Les foires et marchés occupent toujours une place importante dans les préoccupations municipales, comme nous le verrons plus loin au cours de notre étude. Ainsi la ville de Louhans prend d’abord en considération le marché avant de s’engager dans des projets d’aménagement, et la ville de Sarlat vient de créer de nouveaux lieux de vente en transformant une église rénovée en halle.

Dans les communes où sont organisées des fêtes récentes, on relève la présence d’arguments qui ont recours au passé. Ainsi, à Romans et à Billom, on rappelle la vocation commerciale de la ville depuis des temps anciens. A propos de Billom, qui au XVIe siècle possédait des marchés très attractifs, A. Pairault définit trois vocations principales apparues au Moyen-Age : ‘«’ ‘ dès sa naissance, Billom avait sa vocation religieuse (…)’ » 118 . Les écoles druidiques devinrent célèbres, donnant sa vocation scolaire à la ville. Les cérémonies religieuses attirant une forte population, les marchands vinrent en nombre apportant à Billom sa troisième vocation : le commerce. A Romans on relève aussi la tradition commerciale développée grâce à la présence de nombreux artisans au sein de la ville. Ainsi au XVe siècle, les drapiers exerçaient leur commerce. L’architecture datée du XIIe au XVe siècle témoigne de la présence de nombreuses boutiques.

A Saint-Aubin il ne s’agit pas à proprement parler une vocation commerciale, mais il y a une volonté de faire référence aux marchés du passé. L’origine de la fête aux pruneaux est attribuée à la découverte de la trace d’un marché hebdomadaire aux pruneaux durant la période de récolte qui aurait existé au début du XXe siècle. On observe également une inscription dans le territoire par la volonté de rappeler ou d’évoquer une ‘«’ ‘ tradition’ » locale. Ainsi à Saint-Aubin, on se pose dans la continuité des félibrées 119 . A Espelette cela se ressent encore plus par la volonté très forte de reconstituer une fête traditionnelle basque.

Les marchés anciens sont ceux qui ont la plus grande renommée. L’histoire semble ainsi justifier ou garantir une renommée bien méritée. Une sorte de reconnaissance est vouée aux places marchandes, souvent moteurs économiques des villes depuis le Moyen-Age. Cet intérêt très fort pour ces lieux souligne encore plus leur importance locale, qui ne relève pas que du folklore, comme certains discours le laissent penser. Les médias, en particulier, véhiculent des images attendrissantes et nostalgiques où le fromager artisanal anéanti par la mondialisation, vend ses derniers fromages à une cliente résistante, elle aussi d’un autre univers, d’une autre époque.

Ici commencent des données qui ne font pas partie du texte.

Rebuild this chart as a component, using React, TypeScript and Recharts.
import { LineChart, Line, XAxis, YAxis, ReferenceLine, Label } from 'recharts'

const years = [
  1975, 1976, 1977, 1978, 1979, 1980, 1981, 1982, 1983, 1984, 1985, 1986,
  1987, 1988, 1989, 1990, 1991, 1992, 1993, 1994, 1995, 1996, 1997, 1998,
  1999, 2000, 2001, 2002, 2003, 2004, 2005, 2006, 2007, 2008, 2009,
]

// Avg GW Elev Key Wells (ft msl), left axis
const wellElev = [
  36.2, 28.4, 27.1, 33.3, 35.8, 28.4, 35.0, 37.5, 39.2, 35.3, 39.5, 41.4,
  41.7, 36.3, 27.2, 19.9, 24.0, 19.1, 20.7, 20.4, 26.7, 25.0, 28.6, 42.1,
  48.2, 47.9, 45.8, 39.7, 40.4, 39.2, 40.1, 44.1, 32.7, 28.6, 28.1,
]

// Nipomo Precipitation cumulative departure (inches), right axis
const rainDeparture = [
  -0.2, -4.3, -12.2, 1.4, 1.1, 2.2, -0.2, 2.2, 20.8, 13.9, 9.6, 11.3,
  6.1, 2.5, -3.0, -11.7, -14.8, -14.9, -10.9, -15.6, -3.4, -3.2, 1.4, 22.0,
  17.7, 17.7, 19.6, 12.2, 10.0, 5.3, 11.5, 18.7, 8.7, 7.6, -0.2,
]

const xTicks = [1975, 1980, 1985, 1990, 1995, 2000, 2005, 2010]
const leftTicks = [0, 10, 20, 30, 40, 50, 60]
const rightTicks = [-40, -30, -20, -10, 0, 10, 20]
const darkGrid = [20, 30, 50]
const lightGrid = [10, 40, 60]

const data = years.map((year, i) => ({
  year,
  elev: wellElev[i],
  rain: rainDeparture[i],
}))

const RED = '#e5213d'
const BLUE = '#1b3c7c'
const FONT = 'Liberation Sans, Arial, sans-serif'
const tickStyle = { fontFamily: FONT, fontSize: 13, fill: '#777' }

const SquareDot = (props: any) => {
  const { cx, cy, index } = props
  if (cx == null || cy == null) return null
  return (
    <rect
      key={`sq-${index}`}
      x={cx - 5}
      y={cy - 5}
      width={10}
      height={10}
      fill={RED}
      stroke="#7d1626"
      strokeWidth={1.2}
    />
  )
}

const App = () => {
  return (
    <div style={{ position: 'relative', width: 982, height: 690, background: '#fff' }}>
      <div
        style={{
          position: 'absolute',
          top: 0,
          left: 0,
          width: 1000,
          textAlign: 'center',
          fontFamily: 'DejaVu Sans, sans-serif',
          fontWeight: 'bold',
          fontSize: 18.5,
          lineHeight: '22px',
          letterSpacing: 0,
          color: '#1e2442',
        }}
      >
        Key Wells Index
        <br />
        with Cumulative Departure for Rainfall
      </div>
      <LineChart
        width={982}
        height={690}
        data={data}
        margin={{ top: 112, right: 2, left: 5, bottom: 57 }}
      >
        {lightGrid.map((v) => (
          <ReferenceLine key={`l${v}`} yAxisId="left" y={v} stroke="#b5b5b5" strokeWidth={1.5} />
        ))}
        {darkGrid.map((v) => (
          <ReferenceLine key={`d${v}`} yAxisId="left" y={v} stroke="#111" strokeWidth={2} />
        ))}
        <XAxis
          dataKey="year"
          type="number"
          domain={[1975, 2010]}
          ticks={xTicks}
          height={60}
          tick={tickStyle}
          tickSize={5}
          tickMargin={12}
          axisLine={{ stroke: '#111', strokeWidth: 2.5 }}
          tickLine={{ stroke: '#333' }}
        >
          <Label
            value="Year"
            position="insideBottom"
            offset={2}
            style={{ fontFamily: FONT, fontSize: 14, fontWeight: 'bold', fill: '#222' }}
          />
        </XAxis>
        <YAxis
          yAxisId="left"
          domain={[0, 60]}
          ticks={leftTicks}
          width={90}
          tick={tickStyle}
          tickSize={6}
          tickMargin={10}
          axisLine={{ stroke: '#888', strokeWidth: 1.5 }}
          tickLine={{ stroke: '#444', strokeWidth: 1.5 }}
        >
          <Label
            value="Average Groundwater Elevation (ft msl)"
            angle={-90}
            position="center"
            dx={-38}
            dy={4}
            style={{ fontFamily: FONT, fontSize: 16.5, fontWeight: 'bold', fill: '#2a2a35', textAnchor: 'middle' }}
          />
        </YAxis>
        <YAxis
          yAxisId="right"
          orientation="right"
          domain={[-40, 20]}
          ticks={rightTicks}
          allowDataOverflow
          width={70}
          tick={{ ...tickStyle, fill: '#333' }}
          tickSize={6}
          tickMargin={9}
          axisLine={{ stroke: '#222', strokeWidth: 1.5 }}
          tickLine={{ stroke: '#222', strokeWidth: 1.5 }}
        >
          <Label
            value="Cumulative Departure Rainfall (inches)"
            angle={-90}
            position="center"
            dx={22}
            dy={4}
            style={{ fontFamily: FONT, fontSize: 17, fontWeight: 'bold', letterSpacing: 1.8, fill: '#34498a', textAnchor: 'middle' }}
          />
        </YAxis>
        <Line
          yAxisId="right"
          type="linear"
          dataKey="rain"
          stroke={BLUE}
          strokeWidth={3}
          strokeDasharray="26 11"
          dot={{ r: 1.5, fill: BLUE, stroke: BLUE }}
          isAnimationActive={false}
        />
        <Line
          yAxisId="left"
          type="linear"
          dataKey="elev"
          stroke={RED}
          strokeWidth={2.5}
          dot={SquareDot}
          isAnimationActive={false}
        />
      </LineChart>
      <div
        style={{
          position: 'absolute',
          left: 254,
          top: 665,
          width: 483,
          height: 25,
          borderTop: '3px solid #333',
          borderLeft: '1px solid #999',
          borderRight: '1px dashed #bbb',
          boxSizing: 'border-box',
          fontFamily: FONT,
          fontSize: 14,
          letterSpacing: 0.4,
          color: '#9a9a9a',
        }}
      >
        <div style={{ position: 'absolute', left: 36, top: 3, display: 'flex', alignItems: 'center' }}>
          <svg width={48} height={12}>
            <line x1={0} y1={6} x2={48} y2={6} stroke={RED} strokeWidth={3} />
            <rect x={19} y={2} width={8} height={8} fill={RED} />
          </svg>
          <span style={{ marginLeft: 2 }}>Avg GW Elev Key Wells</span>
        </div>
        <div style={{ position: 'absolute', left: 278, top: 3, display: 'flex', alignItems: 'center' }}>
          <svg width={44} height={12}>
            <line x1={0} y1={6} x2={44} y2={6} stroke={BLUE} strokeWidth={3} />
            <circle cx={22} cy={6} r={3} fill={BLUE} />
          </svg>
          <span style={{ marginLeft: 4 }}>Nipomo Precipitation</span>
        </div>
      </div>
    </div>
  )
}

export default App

Si les marchés sont aujourd’hui dépassés par d’autres modes de commercialisation, ils gardent leur intérêt au niveau local, et conservent un lien intime avec la ville ; ils font partie du ‘«’ ‘ patrimoine local’ » que l’on cherche tant à valoriser depuis quelques années. Mais surtout, nous verrons qu’ils conservent leurs intérêts social et économique.

Notes
117.

M.Pacaut : Louhans, des origines à nos jours ; la ville et le louhannais dans leur histoire, 1984, p.85.

118.

A.Pairault : Billom, bonne ville d’Auvergne, des origines au XXe siècle, 1983, p.5.

119.

Les félibres, poètes occitans réunis au sein d’une association créée au XIXe siècle et appelée « félibrige », se retrouvent durant trois jours, en mai, pour fêter leur patronne, Sainte Estelle. Cette fête qui est aussi en quelque sorte leur assemblée générale prend le nom de »  félibrées ».